(Source code of charts)
┌──

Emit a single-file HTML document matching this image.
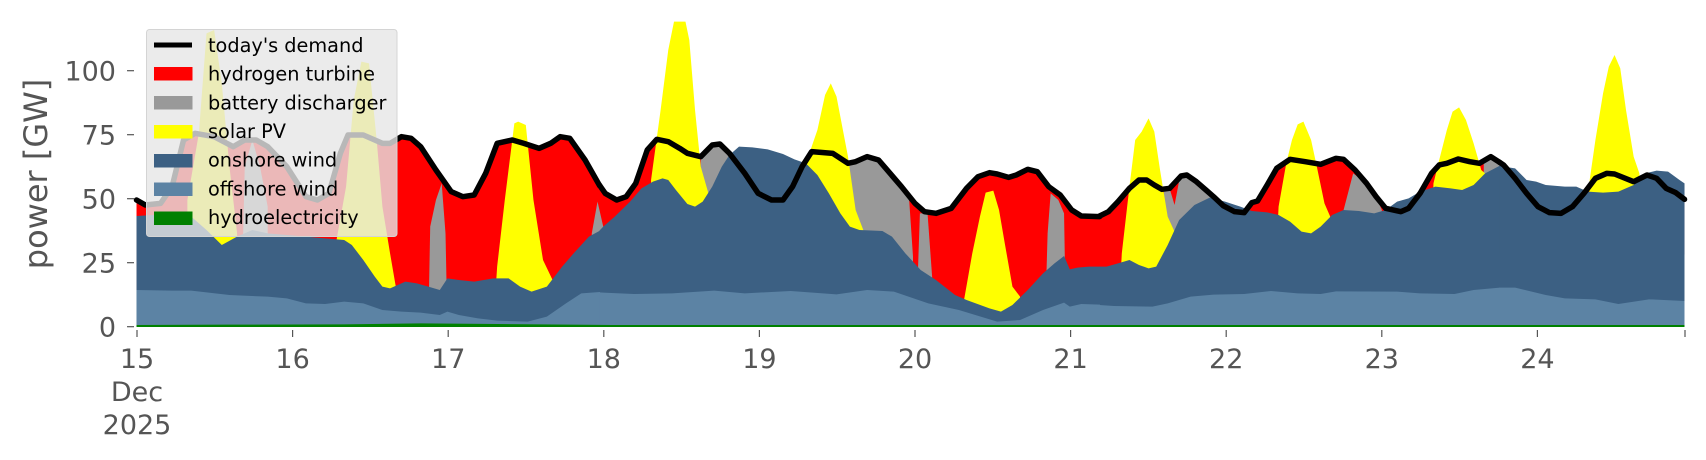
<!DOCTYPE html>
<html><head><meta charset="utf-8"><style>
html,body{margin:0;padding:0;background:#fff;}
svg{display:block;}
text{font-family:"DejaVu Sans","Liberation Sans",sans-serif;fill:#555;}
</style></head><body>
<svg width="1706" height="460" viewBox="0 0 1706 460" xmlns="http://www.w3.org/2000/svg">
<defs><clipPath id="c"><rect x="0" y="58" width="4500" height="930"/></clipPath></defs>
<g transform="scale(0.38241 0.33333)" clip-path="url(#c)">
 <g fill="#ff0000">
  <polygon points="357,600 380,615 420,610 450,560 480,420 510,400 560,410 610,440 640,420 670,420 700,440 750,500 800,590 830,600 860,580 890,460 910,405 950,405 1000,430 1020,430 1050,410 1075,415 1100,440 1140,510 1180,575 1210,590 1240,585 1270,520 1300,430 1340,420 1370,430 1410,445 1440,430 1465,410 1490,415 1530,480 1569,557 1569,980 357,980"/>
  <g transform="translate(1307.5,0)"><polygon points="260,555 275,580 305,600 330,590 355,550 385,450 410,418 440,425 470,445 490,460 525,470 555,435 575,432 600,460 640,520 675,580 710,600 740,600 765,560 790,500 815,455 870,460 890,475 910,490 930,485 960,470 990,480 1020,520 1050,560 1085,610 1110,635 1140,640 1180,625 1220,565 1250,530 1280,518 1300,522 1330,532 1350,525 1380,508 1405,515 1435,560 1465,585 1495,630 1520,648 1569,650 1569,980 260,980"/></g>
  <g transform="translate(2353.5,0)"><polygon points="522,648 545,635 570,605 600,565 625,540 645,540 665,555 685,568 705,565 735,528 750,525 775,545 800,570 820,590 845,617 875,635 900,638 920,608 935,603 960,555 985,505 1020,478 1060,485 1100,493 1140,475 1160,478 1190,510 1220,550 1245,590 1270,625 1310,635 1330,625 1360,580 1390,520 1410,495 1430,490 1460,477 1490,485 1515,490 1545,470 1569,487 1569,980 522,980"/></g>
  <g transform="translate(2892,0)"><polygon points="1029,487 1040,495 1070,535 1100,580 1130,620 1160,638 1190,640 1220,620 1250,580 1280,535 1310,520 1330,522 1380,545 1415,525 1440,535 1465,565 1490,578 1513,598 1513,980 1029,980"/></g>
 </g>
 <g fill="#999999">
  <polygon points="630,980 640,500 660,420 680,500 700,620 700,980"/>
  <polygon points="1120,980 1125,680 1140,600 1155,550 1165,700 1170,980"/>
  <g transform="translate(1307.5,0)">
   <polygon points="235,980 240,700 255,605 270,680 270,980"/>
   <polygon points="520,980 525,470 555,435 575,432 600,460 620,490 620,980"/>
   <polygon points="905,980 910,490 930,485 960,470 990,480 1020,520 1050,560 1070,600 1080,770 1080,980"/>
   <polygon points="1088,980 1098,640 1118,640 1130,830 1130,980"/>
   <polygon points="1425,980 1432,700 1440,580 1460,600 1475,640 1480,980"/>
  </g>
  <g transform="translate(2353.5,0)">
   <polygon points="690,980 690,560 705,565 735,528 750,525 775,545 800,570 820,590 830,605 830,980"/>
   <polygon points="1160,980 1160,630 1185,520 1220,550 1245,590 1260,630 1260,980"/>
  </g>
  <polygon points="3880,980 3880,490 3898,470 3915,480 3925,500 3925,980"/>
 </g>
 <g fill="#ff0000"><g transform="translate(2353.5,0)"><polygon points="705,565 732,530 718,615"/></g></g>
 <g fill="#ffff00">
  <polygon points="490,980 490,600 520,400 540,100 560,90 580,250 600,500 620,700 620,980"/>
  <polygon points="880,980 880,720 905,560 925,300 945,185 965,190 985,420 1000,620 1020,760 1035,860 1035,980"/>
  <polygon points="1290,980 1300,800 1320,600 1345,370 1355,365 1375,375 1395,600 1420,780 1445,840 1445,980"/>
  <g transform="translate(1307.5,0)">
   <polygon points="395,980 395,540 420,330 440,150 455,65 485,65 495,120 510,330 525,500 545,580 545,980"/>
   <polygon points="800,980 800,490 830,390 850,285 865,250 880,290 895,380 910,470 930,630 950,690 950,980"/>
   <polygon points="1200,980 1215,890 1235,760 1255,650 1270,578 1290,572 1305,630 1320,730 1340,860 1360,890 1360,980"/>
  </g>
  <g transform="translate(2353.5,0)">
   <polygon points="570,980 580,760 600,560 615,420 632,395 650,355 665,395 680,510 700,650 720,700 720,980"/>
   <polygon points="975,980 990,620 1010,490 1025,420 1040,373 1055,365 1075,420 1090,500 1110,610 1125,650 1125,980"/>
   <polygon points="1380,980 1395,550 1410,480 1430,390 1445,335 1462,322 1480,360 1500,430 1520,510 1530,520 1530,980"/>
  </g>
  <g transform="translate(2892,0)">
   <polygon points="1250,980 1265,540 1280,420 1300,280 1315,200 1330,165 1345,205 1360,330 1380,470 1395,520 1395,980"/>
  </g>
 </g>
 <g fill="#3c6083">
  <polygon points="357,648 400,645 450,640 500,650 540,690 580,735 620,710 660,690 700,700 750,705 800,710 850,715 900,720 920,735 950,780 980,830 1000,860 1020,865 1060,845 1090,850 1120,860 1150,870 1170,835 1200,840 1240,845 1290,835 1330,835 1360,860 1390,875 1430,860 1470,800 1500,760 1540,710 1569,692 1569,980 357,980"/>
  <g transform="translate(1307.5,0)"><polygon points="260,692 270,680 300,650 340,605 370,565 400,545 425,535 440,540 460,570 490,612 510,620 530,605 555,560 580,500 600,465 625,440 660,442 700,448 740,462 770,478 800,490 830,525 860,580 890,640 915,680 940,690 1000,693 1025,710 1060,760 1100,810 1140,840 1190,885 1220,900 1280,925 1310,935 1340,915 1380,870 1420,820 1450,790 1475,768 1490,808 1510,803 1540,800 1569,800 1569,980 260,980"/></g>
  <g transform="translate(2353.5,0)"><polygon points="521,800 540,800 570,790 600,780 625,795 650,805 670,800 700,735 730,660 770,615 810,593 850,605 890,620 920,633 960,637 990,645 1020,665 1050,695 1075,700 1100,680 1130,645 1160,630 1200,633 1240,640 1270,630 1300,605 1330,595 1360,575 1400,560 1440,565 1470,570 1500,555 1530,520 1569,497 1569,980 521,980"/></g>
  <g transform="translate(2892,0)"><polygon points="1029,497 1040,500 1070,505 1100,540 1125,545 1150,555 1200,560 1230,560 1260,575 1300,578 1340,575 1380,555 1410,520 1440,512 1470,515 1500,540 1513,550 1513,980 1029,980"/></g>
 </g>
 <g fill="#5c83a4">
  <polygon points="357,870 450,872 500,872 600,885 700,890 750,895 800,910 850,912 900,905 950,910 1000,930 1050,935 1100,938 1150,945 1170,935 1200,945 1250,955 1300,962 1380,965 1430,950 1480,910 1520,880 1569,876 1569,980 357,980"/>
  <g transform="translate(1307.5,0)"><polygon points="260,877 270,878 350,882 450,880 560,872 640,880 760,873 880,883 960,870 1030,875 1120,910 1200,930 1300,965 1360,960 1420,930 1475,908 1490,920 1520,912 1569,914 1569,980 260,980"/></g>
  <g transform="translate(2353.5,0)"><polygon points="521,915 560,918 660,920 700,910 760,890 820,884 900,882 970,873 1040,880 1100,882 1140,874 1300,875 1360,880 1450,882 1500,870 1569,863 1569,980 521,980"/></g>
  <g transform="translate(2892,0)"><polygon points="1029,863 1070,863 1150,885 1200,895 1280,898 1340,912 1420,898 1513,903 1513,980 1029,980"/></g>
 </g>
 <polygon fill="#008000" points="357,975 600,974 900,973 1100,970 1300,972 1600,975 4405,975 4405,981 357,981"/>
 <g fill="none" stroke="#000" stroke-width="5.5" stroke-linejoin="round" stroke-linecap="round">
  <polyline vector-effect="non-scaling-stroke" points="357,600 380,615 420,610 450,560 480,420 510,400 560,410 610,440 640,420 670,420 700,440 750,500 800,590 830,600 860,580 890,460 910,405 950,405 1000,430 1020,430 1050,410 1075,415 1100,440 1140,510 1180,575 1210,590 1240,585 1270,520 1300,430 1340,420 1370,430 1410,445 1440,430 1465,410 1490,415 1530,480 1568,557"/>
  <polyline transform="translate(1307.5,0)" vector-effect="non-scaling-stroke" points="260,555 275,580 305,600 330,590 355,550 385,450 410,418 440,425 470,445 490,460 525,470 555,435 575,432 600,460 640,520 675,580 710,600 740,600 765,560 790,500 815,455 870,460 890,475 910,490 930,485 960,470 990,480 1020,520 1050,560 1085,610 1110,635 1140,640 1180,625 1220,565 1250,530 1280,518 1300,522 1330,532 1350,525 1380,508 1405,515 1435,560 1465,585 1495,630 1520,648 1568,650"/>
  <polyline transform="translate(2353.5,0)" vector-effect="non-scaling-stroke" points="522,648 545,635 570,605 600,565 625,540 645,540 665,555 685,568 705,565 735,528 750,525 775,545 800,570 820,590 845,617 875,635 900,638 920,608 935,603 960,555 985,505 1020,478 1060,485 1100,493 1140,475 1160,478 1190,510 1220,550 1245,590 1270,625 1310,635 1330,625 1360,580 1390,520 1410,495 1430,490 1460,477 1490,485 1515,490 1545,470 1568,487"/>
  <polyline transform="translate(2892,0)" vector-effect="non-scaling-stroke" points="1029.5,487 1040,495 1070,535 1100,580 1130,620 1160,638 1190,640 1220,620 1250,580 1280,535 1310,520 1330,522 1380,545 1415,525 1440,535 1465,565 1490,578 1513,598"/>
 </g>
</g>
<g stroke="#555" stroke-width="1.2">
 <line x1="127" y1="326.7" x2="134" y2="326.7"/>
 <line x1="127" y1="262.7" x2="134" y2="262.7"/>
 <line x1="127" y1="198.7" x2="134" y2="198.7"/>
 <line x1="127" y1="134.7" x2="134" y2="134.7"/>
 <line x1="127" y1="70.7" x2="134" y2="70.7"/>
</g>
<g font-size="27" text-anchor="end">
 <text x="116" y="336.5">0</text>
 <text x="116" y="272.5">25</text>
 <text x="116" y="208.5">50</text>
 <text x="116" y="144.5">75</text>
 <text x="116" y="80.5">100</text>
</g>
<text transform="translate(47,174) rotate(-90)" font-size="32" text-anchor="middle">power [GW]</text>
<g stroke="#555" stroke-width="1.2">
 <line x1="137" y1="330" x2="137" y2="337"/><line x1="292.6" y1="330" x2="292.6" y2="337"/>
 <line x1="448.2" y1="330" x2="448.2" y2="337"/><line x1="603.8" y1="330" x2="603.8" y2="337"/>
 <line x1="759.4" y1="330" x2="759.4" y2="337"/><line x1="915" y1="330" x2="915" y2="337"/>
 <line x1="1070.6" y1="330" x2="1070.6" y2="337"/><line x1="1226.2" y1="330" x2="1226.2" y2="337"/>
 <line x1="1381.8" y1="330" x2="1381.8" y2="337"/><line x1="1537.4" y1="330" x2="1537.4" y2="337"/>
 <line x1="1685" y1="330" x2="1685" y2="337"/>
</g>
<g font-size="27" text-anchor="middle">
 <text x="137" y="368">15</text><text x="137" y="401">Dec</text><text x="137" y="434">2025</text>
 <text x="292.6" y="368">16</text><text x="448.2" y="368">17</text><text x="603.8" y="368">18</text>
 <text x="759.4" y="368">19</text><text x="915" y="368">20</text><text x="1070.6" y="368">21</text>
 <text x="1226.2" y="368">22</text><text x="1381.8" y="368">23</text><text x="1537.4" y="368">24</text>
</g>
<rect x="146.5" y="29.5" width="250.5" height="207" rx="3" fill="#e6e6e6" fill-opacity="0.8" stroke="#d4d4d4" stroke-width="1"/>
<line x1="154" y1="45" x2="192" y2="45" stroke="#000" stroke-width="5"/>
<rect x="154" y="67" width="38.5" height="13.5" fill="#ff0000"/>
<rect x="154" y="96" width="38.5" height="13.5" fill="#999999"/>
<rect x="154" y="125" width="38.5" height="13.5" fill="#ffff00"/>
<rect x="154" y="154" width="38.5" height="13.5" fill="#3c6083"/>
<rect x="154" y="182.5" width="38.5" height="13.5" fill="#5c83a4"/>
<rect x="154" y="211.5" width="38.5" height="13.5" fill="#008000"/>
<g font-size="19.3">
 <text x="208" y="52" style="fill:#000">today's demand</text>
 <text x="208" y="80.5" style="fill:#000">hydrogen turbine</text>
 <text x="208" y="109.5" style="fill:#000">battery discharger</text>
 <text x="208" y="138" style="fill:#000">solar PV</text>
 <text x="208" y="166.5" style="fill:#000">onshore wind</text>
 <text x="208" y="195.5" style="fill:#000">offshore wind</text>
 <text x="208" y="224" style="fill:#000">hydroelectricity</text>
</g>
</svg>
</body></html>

└──
┌──

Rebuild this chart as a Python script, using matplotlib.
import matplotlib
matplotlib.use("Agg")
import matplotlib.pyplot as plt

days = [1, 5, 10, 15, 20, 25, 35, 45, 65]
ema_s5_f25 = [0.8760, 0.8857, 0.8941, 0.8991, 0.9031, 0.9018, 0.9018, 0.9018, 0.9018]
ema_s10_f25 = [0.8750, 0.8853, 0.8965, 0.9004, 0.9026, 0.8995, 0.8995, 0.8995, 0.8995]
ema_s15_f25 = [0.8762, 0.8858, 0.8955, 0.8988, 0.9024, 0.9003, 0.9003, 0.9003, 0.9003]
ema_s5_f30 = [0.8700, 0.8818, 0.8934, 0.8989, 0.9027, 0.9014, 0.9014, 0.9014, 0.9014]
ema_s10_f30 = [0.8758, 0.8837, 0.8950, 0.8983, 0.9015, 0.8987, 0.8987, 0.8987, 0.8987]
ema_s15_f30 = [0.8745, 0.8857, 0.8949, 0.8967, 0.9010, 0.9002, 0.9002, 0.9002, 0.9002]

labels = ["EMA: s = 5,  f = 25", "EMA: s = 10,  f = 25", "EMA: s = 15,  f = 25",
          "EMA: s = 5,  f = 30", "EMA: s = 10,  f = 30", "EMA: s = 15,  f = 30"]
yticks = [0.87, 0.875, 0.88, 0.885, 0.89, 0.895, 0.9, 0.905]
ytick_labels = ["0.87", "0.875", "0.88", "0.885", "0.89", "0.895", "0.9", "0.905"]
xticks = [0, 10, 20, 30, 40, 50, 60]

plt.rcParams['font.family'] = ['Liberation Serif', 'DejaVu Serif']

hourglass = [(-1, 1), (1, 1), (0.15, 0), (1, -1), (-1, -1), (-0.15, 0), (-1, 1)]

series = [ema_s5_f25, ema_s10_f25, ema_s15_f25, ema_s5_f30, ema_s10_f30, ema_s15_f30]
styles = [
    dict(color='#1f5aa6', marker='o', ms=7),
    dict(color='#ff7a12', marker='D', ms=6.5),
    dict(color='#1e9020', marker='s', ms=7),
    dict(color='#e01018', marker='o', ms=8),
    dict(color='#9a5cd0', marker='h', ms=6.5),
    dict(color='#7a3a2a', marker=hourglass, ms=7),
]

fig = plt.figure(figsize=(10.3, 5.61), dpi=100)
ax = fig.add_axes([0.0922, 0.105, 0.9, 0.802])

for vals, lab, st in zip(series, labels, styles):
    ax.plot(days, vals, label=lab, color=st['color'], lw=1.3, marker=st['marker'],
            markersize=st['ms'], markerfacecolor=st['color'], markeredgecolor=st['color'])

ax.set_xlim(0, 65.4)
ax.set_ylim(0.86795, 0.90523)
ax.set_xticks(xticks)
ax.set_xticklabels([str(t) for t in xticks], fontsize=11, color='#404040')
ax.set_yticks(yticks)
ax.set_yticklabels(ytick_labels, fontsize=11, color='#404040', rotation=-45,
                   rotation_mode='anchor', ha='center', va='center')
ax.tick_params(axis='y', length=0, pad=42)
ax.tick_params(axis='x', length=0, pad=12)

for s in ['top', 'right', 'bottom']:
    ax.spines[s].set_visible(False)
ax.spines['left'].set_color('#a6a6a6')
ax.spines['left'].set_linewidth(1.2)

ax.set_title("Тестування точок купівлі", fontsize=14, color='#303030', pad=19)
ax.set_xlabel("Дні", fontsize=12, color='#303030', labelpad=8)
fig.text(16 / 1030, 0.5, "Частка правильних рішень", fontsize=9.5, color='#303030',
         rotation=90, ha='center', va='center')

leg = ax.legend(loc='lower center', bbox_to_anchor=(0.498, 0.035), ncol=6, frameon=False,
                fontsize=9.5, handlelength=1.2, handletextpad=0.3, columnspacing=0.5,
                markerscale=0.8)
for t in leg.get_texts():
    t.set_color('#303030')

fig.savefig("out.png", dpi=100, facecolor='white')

└──

» **PROBLEM TO WORK ON**
Say, as a single number and nothing more, how many lines of the entries contain the word "this".

» **FULL SOLUTION**
2